___ STORED DATA

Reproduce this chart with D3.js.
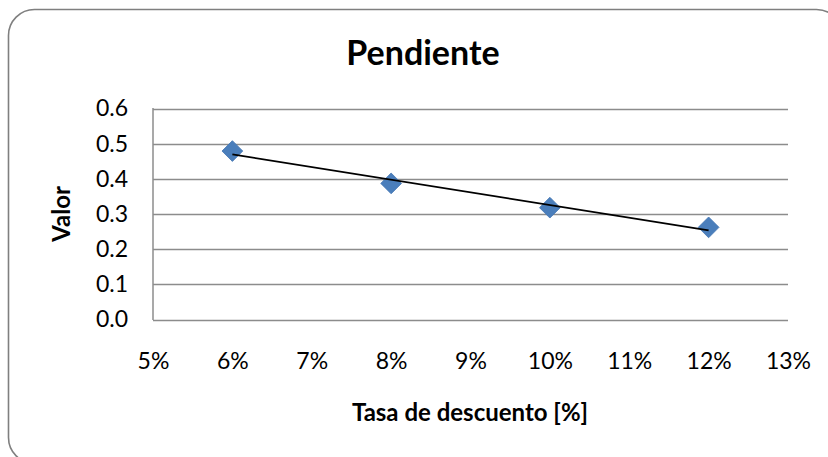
<!DOCTYPE html>
<html>
<head>
<meta charset="utf-8">
<script src="https://cdn.jsdelivr.net/npm/d3@7"></script>
<style>
  html, body { margin: 0; padding: 0; background: #fff; }
  svg { display: block; font-family: Lato, "Open Sans", sans-serif; }
</style>
</head>
<body>
<svg id="chart" width="828" height="457"></svg>
<script>
// Slope values by discount rate
const rates  = [0.06, 0.08, 0.10, 0.12];
const values = [0.479, 0.387, 0.318, 0.262];

// Axis ticks
const xTicks = [0.05, 0.06, 0.07, 0.08, 0.09, 0.10, 0.11, 0.12, 0.13];
const yTicks = [0, 0.1, 0.2, 0.3, 0.4, 0.5, 0.6];

const titleText = "Pendiente";
const xTitle = "Tasa de descuento [%]";
const yTitle = "Valor";

const svg = d3.select("#chart");

// Outer rounded frame
svg.append("rect")
  .attr("x", 8.5).attr("y", 9.5)
  .attr("width", 834).attr("height", 454)
  .attr("rx", 26).attr("ry", 26)
  .attr("fill", "#fff")
  .attr("stroke", "#7f7f7f")
  .attr("stroke-width", 1.6);

const plot = { left: 153, right: 788, top: 108.5, bottom: 319.5 };

const x = d3.scaleLinear().domain([0.05, 0.13]).range([plot.left, plot.right]);
const y = d3.scaleLinear().domain([0, 0.6]).range([plot.bottom, plot.top]);

// Horizontal gridlines
svg.append("g")
  .selectAll("line")
  .data(yTicks)
  .join("line")
  .attr("x1", plot.left).attr("x2", plot.right)
  .attr("y1", d => Math.round(y(d)) + 0.5)
  .attr("y2", d => Math.round(y(d)) + 0.5)
  .attr("stroke", "#8c8c8c")
  .attr("stroke-width", 1.5);

// Vertical axis line
svg.append("line")
  .attr("x1", plot.left).attr("x2", plot.left)
  .attr("y1", plot.top - 0.5).attr("y2", plot.bottom + 0.5)
  .attr("stroke", "#8c8c8c")
  .attr("stroke-width", 1.5);

// Y axis labels
const yAxis = svg.append("g")
  .attr("transform", `translate(${plot.left},0)`)
  .call(d3.axisLeft(y).tickValues(yTicks).tickFormat(d3.format(".1f")).tickSize(0).tickPadding(25));
yAxis.select(".domain").remove();
yAxis.selectAll("text")
  .attr("font-family", "Lato, sans-serif")
  .attr("font-size", 23)
  .attr("fill", "#000");

// X axis labels
const xAxis = svg.append("g")
  .attr("transform", `translate(0,${plot.bottom})`)
  .call(d3.axisBottom(x).tickValues(xTicks).tickFormat(d3.format(".0%")).tickSize(0).tickPadding(33));
xAxis.select(".domain").remove();
xAxis.selectAll("text")
  .attr("font-family", "Lato, sans-serif")
  .attr("font-size", 23)
  .attr("fill", "#000");

// Linear trend line (least squares fit)
const mx = d3.mean(rates), my = d3.mean(values);
const sxy = d3.sum(rates, (r, i) => (r - mx) * (values[i] - my));
const sxx = d3.sum(rates, r => (r - mx) ** 2);
const slope = sxy / sxx;
const intercept = my - slope * mx;
const xMin = d3.min(rates), xMax = d3.max(rates);

// Markers
const diamond = d3.symbol().type(d3.symbolSquare).size(215);
svg.append("g")
  .selectAll("path")
  .data(rates.map((r, i) => ({ r, v: values[i] })))
  .join("path")
  .attr("d", diamond)
  .attr("transform", d => `translate(${x(d.r)},${y(d.v)}) rotate(45)`)
  .attr("fill", "#4a7ebb")
  .attr("stroke", "#4677b4")
  .attr("stroke-width", 0.8);

svg.append("line")
  .attr("x1", x(xMin)).attr("y1", y(intercept + slope * xMin))
  .attr("x2", x(xMax)).attr("y2", y(intercept + slope * xMax))
  .attr("stroke", "#000")
  .attr("stroke-width", 1.6);

// Titles
svg.append("text")
  .attr("x", 423).attr("y", 65)
  .attr("text-anchor", "middle")
  .attr("font-family", "Lato, sans-serif")
  .attr("font-weight", "bold")
  .attr("font-size", 34)
  .text(titleText);

svg.append("text")
  .attr("x", 470).attr("y", 421)
  .attr("text-anchor", "middle")
  .attr("font-family", "Lato, sans-serif")
  .attr("font-weight", "bold")
  .attr("font-size", 24)
  .text(xTitle);

svg.append("text")
  .attr("transform", "translate(70,214) rotate(-90)")
  .attr("text-anchor", "middle")
  .attr("font-family", "Lato, sans-serif")
  .attr("font-weight", "bold")
  .attr("font-size", 24)
  .text(yTitle);
</script>
</body>
</html>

______

■ PROBLEM REQUIREMENTS ■
Give an exact copy of the material, leaving out every picture.

■ RESULT OF THE TASK ■
Reproduce this chart with D3.js.
<!DOCTYPE html>
<html>
<head>
<meta charset="utf-8">
<script src="https://cdn.jsdelivr.net/npm/d3@7"></script>
<style>
  html, body { margin: 0; padding: 0; background: #fff; }
  svg { display: block; font-family: Lato, "Open Sans", sans-serif; }
</style>
</head>
<body>
<svg id="chart" width="828" height="457"></svg>
<script>
// Slope values by discount rate
const rates  = [0.06, 0.08, 0.10, 0.12];
const values = [0.479, 0.387, 0.318, 0.262];

// Axis ticks
const xTicks = [0.05, 0.06, 0.07, 0.08, 0.09, 0.10, 0.11, 0.12, 0.13];
const yTicks = [0, 0.1, 0.2, 0.3, 0.4, 0.5, 0.6];

const titleText = "Pendiente";
const xTitle = "Tasa de descuento [%]";
const yTitle = "Valor";

const svg = d3.select("#chart");

// Outer rounded frame
svg.append("rect")
  .attr("x", 8.5).attr("y", 9.5)
  .attr("width", 834).attr("height", 454)
  .attr("rx", 26).attr("ry", 26)
  .attr("fill", "#fff")
  .attr("stroke", "#7f7f7f")
  .attr("stroke-width", 1.6);

const plot = { left: 153, right: 788, top: 108.5, bottom: 319.5 };

const x = d3.scaleLinear().domain([0.05, 0.13]).range([plot.left, plot.right]);
const y = d3.scaleLinear().domain([0, 0.6]).range([plot.bottom, plot.top]);

// Horizontal gridlines
svg.append("g")
  .selectAll("line")
  .data(yTicks)
  .join("line")
  .attr("x1", plot.left).attr("x2", plot.right)
  .attr("y1", d => Math.round(y(d)) + 0.5)
  .attr("y2", d => Math.round(y(d)) + 0.5)
  .attr("stroke", "#8c8c8c")
  .attr("stroke-width", 1.5);

// Vertical axis line
svg.append("line")
  .attr("x1", plot.left).attr("x2", plot.left)
  .attr("y1", plot.top - 0.5).attr("y2", plot.bottom + 0.5)
  .attr("stroke", "#8c8c8c")
  .attr("stroke-width", 1.5);

// Y axis labels
const yAxis = svg.append("g")
  .attr("transform", `translate(${plot.left},0)`)
  .call(d3.axisLeft(y).tickValues(yTicks).tickFormat(d3.format(".1f")).tickSize(0).tickPadding(25));
yAxis.select(".domain").remove();
yAxis.selectAll("text")
  .attr("font-family", "Lato, sans-serif")
  .attr("font-size", 23)
  .attr("fill", "#000");

// X axis labels
const xAxis = svg.append("g")
  .attr("transform", `translate(0,${plot.bottom})`)
  .call(d3.axisBottom(x).tickValues(xTicks).tickFormat(d3.format(".0%")).tickSize(0).tickPadding(33));
xAxis.select(".domain").remove();
xAxis.selectAll("text")
  .attr("font-family", "Lato, sans-serif")
  .attr("font-size", 23)
  .attr("fill", "#000");

// Linear trend line (least squares fit)
const mx = d3.mean(rates), my = d3.mean(values);
const sxy = d3.sum(rates, (r, i) => (r - mx) * (values[i] - my));
const sxx = d3.sum(rates, r => (r - mx) ** 2);
const slope = sxy / sxx;
const intercept = my - slope * mx;
const xMin = d3.min(rates), xMax = d3.max(rates);

// Markers
const diamond = d3.symbol().type(d3.symbolSquare).size(215);
svg.append("g")
  .selectAll("path")
  .data(rates.map((r, i) => ({ r, v: values[i] })))
  .join("path")
  .attr("d", diamond)
  .attr("transform", d => `translate(${x(d.r)},${y(d.v)}) rotate(45)`)
  .attr("fill", "#4a7ebb")
  .attr("stroke", "#4677b4")
  .attr("stroke-width", 0.8);

svg.append("line")
  .attr("x1", x(xMin)).attr("y1", y(intercept + slope * xMin))
  .attr("x2", x(xMax)).attr("y2", y(intercept + slope * xMax))
  .attr("stroke", "#000")
  .attr("stroke-width", 1.6);

// Titles
svg.append("text")
  .attr("x", 423).attr("y", 65)
  .attr("text-anchor", "middle")
  .attr("font-family", "Lato, sans-serif")
  .attr("font-weight", "bold")
  .attr("font-size", 34)
  .text(titleText);

svg.append("text")
  .attr("x", 470).attr("y", 421)
  .attr("text-anchor", "middle")
  .attr("font-family", "Lato, sans-serif")
  .attr("font-weight", "bold")
  .attr("font-size", 24)
  .text(xTitle);

svg.append("text")
  .attr("transform", "translate(70,214) rotate(-90)")
  .attr("text-anchor", "middle")
  .attr("font-family", "Lato, sans-serif")
  .attr("font-weight", "bold")
  .attr("font-size", 24)
  .text(yTitle);
</script>
</body>
</html>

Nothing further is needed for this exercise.